O fato de ele ser nomeado comandante da “Casa de Propósito Específico” tinha um significado: os bolcheviques queriam endurecer as condições de seus prisioneiros reais.
“Eles colocaram uma barra de aço na única janela que tínhamos”, escreveu a imperatriz Aleksandra em seu diário logo após conhecer Iuróvski. “Obviamente, eles estão o tempo todo com medo de que escapemos”, completou. Por outro lado, Iuróvski, homem de princípios, impedia os guardas de roubarem comida dos prisioneiros - o que acontecia frequentemente com seu antecessor no comando.
Execução desleixada
Iuróvski não tinha qualquer simpatia por seus prisioneiros. Mais tarde, em suas memórias, ele escreveria: “Minha impressão geral foi a seguinte: uma família comum, eu diria, burguesa… O próprio Nikolai parecia um oficial de baixo escalão... Ninguém diria que o homem costumava ser tsar de um país tão enorme por muitos anos”.

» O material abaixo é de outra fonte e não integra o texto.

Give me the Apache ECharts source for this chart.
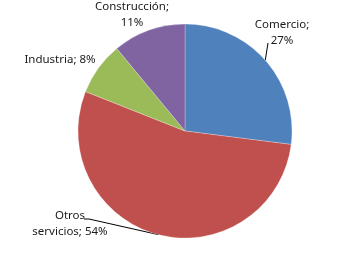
<!DOCTYPE html>
<html><head><meta charset="utf-8">
<script src="https://cdn.jsdelivr.net/npm/echarts@6/dist/echarts.min.js"></script>
<style>html,body{margin:0;padding:0;background:#fff}#c{width:361px;height:257px}</style>
</head><body><div id="c"></div>
<script>
const categories = ['Comercio', 'Otros servicios', 'Industria', 'Construcción'];
const values = [27, 54, 8, 11];
const labelTexts = ['Comercio;\n27%', 'Otros\nservicios; 54%', 'Industria; 8%', 'Construcción;\n11%'];
const colors = ['#4F81BD', '#C0504D', '#9BBB59', '#8064A2'];
const labelPos = [[282, 33], [70, 224], [60, 60], [132, 15]];
const showLine = [true, true, false, false];
// leader-line bends, relative to label centre
const lineBends = [
  [[-14, 10]],
  [[19, -5], [14, -5]],
  [], []
];

const chart = echarts.init(document.getElementById('c'), null, {renderer: 'canvas'});
chart.setOption({
  animation: false,
  backgroundColor: '#fff',
  series: [{
    type: 'pie',
    center: [185, 131],
    radius: 107,
    startAngle: 90,
    clockwise: true,
    data: categories.map((n, i) => ({
      name: n, value: values[i],
      itemStyle: {color: colors[i]},
      labelLine: {show: showLine[i]}
    })),
    itemStyle: {borderColor: 'rgba(255,255,255,0.5)', borderWidth: 0.5},
    label: {
      show: true,
      position: 'outside',
      formatter: p => labelTexts[p.dataIndex],
      fontFamily: 'Noto Sans',
      fontSize: 11.5,
      lineHeight: 16,
      color: '#1a1a1a',
      align: 'center'
    },
    labelLine: {show: true, length: 5, length2: 5, lineStyle: {color: '#000', width: 1}},
    labelLayout: function (p) {
      const i = p.dataIndex;
      const q = labelPos[i];
      const out = {x: q[0], y: q[1], align: 'center', verticalAlign: 'middle'};
      if (showLine[i] && p.labelLinePoints) {
        const start = p.labelLinePoints[0];
        const pts = [[start[0], start[1]]];
        lineBends[i].forEach(b => pts.push([q[0] + b[0], q[1] + b[1]]));
        while (pts.length < 3) pts.push(pts[pts.length - 1]);
        out.labelLinePoints = pts;
      }
      return out;
    }
  }]
});
</script></body></html>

Durante toda a sua vida, ele nunca mostrou nenhum sinal de culpa pela execução da família real, inclusive das crianças. Seu relatório é lacônico: “No dia 16 de julho, 6 da tarde, Filipp Goloschiokin [chefe de Iuróvski] ordenou a execução dos prisioneiros.”
Por volta das 1h da manhã do dia seguinte, os Romanov e seus empregados estavam mortos.
Iuróvski e seus homens, porém, falharam completamente ao se livrar dos corpos - seu plano inicial era jogar os corpos em uma mina profunda fora da cidade, mas ela não era profunda o suficiente, por isso eles tiveram que levar os corpos para outro local. As condições do tempo eram severas e os carros não conseguiam chegar ao lugar. "Nada foi preparado, não havia pás, nada...", escreveu mais tarde Iuróvski. No final das contas, eles queimaram parcialmente os corpos e os enterraram em uma cova rasa.
Vida após a morte (do tsar)
Os bolcheviques tinham um motivo para executar os Romanov em julho de 1918: na época, o Exército Branco, antibolchevique, estava perto de Ekaterimburgo, e aqueles temiam que a família imperial fosse libertada e levada para o exterior.
Logo após tramar a infame execução, Iákov Iuróvski, junto com muitos outros bolcheviques, teve que fugir da cidade. Mas ele voltou mais tarde, quando os bolcheviques finalmente derrotaram os brancos, em 1922.
Depois, em Moscou e em Ekaterimburgo, ele trabalhou em muitos cargos - nenhum relacionado a execuções. Iuróvski morreu em 1938, devido a uma úlcera péptica.